Stakeholders have another three weeks to submit comments specific to Labor’s new analysis of the rule. That comment period is scheduled to close after the April 10 implementation date.
More than 1,000 comment letters were submitted regarding the proposed 60-day delay. The Department has indicated it will publish its determination on the proposed delay before April 10.
The ERISA Industry Committee, which advocates for large employers on retirement and health benefits, said it supports a 60-day delay, “at a minimum,” in its comment letter.
Will Hansen, senior vice president for retirement policy at ERIC, told BenefitsPro that plan sponsors have been receiving mixed messages from retirement plan service providers since President Trump issued the memorandum instructing Labor to execute a new review of the rule.

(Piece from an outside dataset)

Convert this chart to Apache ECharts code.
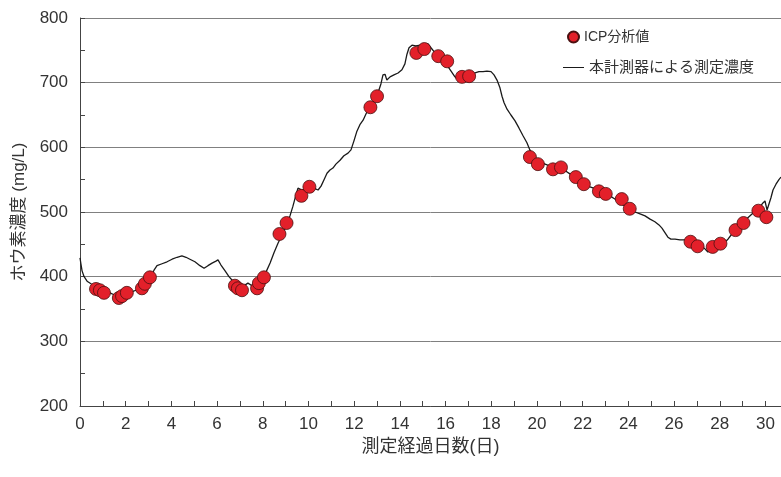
<!DOCTYPE html>
<html>
<head>
<meta charset="utf-8">
<script src="https://cdn.jsdelivr.net/npm/echarts@6/dist/echarts.min.js"></script>
<style>html,body{margin:0;padding:0;background:#fff}#c{width:781px;height:477px}</style>
</head>
<body>
<div id="c"></div>
<script>
// ICP analysis values [day, mg/L]
const icpDays = [0.70,0.87,1.05,1.70,1.84,2.05,2.71,2.84,3.06,
  6.78,6.91,7.09,7.75,7.83,8.05,
  8.73,9.04,9.69,10.04,12.71,13.00,
  14.72,15.07,15.68,16.07,16.72,17.03,
  19.69,20.04,20.70,21.05,21.70,22.05,22.71,23.01,23.71,24.06,
  26.72,27.03,27.69,28.03,28.69,29.04,29.69,30.04];
const icpValues = [381,379,375,367,370,375,382,389,399,
  386,382,379,382,390,399,
  466,483,525,539,662,679,
  746,752,741,733,709,710,
  585,574,566,569,554,543,532,528,520,505,
  454,447,446,451,472,483,502,492];

// Sensor measured concentration trace [day, mg/L]
const sensorDays = [0,0.04,0.09,0.18,0.31,0.48,0.66,0.88,1.09,1.31,1.49,1.66,1.84,2.01,2.23,2.45,2.63,2.80,2.98,3.11,3.24,3.37,3.59,3.81,4.03,4.25,4.46,4.64,4.81,5.03,5.25,5.43,5.60,5.78,5.95,6.04,6.17,6.35,6.52,6.70,6.91,7.13,7.35,7.53,7.70,7.83,7.96,8.05,8.14,8.18,8.32,8.49,8.67,8.84,9.02,9.19,9.32,9.45,9.54,9.72,9.89,10.11,10.28,10.42,10.55,10.68,10.81,10.94,11.07,11.20,11.38,11.55,11.73,11.86,11.99,12.12,12.25,12.39,12.52,12.65,12.78,12.91,13.04,13.17,13.26,13.35,13.43,13.57,13.74,13.92,14.09,14.22,14.31,14.40,14.53,14.70,14.88,15.05,15.23,15.36,15.54,15.71,15.89,16.06,16.24,16.41,16.59,16.76,16.94,17.11,17.29,17.46,17.64,17.81,17.99,18.12,18.25,18.38,18.47,18.56,18.69,18.86,19.04,19.21,19.39,19.56,19.69,19.82,20.00,20.22,20.44,20.66,20.88,21.09,21.27,21.44,21.66,21.88,22.10,22.32,22.54,22.76,22.98,23.19,23.41,23.63,23.85,24.07,24.29,24.51,24.73,24.95,25.16,25.34,25.47,25.60,25.73,25.86,26.04,26.26,26.48,26.70,26.91,27.13,27.35,27.48,27.66,27.83,28.01,28.18,28.36,28.53,28.71,28.88,29.06,29.23,29.41,29.58,29.76,29.89,29.98,30.07,30.15,30.24,30.33,30.46,30.59,30.68];
const sensorValues = [429,420,409,400,393,389,386,381,378,375,372,369,370,373,376,379,382,387,393,401,410,417,420,423,427,430,432,430,427,423,417,413,417,421,424,426,418,409,400,393,389,385,390,386,382,386,395,404,407,404,421,437,452,464,478,494,509,526,537,534,536,539,536,534,540,550,560,565,568,574,580,587,591,596,610,625,635,642,652,661,667,675,684,698,712,713,704,709,712,715,720,729,744,754,758,757,758,760,760,754,746,740,735,727,718,709,703,704,707,712,715,717,717,718,717,712,704,692,679,669,659,650,641,630,618,607,596,588,580,576,573,570,570,568,563,559,554,548,543,539,536,532,529,525,520,515,509,505,500,497,494,489,485,480,475,468,461,458,458,457,457,455,452,449,443,438,443,446,449,452,458,466,474,480,485,491,497,503,508,514,517,503,500,522,534,543,550,554];

const xTickLabels = ['0','2','4','6','8','10','12','14','16','18','20','22','24','26','28','30'];
const yTickLabels = ['200','300','400','500','600','700','800'];
const seriesNames = ['ICP分析値', '本計測器による測定濃度'];

const FONT = '"Liberation Sans", "Noto Sans CJK JP", sans-serif';
const chart = echarts.init(document.getElementById('c'), null, {renderer: 'canvas'});

chart.setOption({
  animation: false,
  backgroundColor: '#fff',
  grid: {left: 80, right: 0, top: 18, bottom: 71, containLabel: false},
  legend: [
    {
      data: [{name: seriesNames[0], icon: 'circle'}],
      left: 562, top: 25, orient: 'vertical',
      itemWidth: 11, itemHeight: 11, itemGap: 4,
      textStyle: {fontFamily: FONT, fontSize: 14, color: '#333'}
    },
    {
      data: [{name: seriesNames[1], icon: 'rect'}],
      left: 558, top: 55, orient: 'vertical',
      itemWidth: 21, itemHeight: 1, itemGap: 4,
      textStyle: {fontFamily: FONT, fontSize: 15, color: '#333'}
    }
  ],
  xAxis: {
    type: 'value', min: 0, max: 30.68, interval: 1,
    name: '測定経過日数(日)', nameLocation: 'middle', nameGap: 21,
    nameTextStyle: {fontFamily: FONT, fontSize: 18, color: '#333'},
    axisLine: {show: true, lineStyle: {color: '#444', width: 1}},
    axisTick: {show: true, inside: true, length: 5, lineStyle: {color: '#444'}},
    splitLine: {show: false},
    axisLabel: {
      fontFamily: FONT, fontSize: 17, color: '#333', margin: 10,
      showMaxLabel: false,
      formatter: function (v) {
        const s = String(Math.round(v * 100) / 100);
        return xTickLabels.indexOf(s) >= 0 ? s : '';
      }
    }
  },
  yAxis: {
    type: 'value', min: 200, max: 800, interval: 100,
    name: 'ホウ素濃度 (mg/L)', nameLocation: 'middle', nameGap: 52, nameRotate: 90,
    nameTextStyle: {fontFamily: FONT, fontSize: 17, color: '#333'},
    axisLine: {show: true, lineStyle: {color: '#444', width: 1}},
    axisTick: {show: true, inside: true, length: 5, lineStyle: {color: '#444'}},
    minorTick: {show: true, splitNumber: 2, length: 5, lineStyle: {color: '#444'}},
    splitLine: {show: true, lineStyle: {color: '#808080', width: 1}},
    axisLabel: {
      fontFamily: FONT, fontSize: 17, color: '#333', margin: 12,
      formatter: function (v) {
        const s = String(v);
        return yTickLabels.indexOf(s) >= 0 ? s : '';
      }
    }
  },
  series: [
    {
      name: seriesNames[0], type: 'scatter', z: 5,
      symbol: 'circle', symbolSize: 13,
      itemStyle: {color: '#e3202a', borderColor: '#4a1010', borderWidth: 0.8, opacity: 1},
      data: icpDays.map((d, i) => [d, icpValues[i]])
    },
    {
      name: seriesNames[1], type: 'line', z: 3,
      symbol: 'none', showSymbol: false,
      lineStyle: {color: '#1a1a1a', width: 1.3},
      itemStyle: {color: '#1a1a1a'},
      data: sensorDays.map((d, i) => [d, sensorValues[i]])
    }
  ]
});
</script>
</body>
</html>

“Some service providers have been delaying their notifications to plan sponsors,” said Hansen. “For our members this a matter of certainty.”
The final rule’s clarification on plan education and guidance for human resource departments satisfied ERIC’s original concerns with the rule when it was proposed in 2015, according to Hansen.
But sponsors’ lack of clarity — and not the provisions of the rule — warrants the delay, said Hansen.
“Speculation over the delay should not have impacted notification to plan sponsors,” he added. Without notification and contractual clarity regarding how record keepers’ services will change under the rule, sponsors are unable to clearly communicate with participants regarding potential changes to plan administration.
That leaves sponsors “looking like the bad guy” in the eyes of participants, said Hansen.
While ERIC’s members are mixed on the merits and utility of the fiduciary rule, “a large majority of our members can point to instances where it would be beneficial to plan participant,” he said.
Ultimately, sponsors need to understand how their contracts with service providers will be impacted, irrespective of whether the rule is implemented as written, or if it is revised, Hansen underscored.
“If services decrease, all sponsors want is time to analyze the impact and determine where they are able to fill in the gaps,” he said.
“Plan sponsors want to assure participants have the ability to retire and that they are receiving best-in-class advice — ultimately, that’s where our members land on the fiduciary rule,” he added.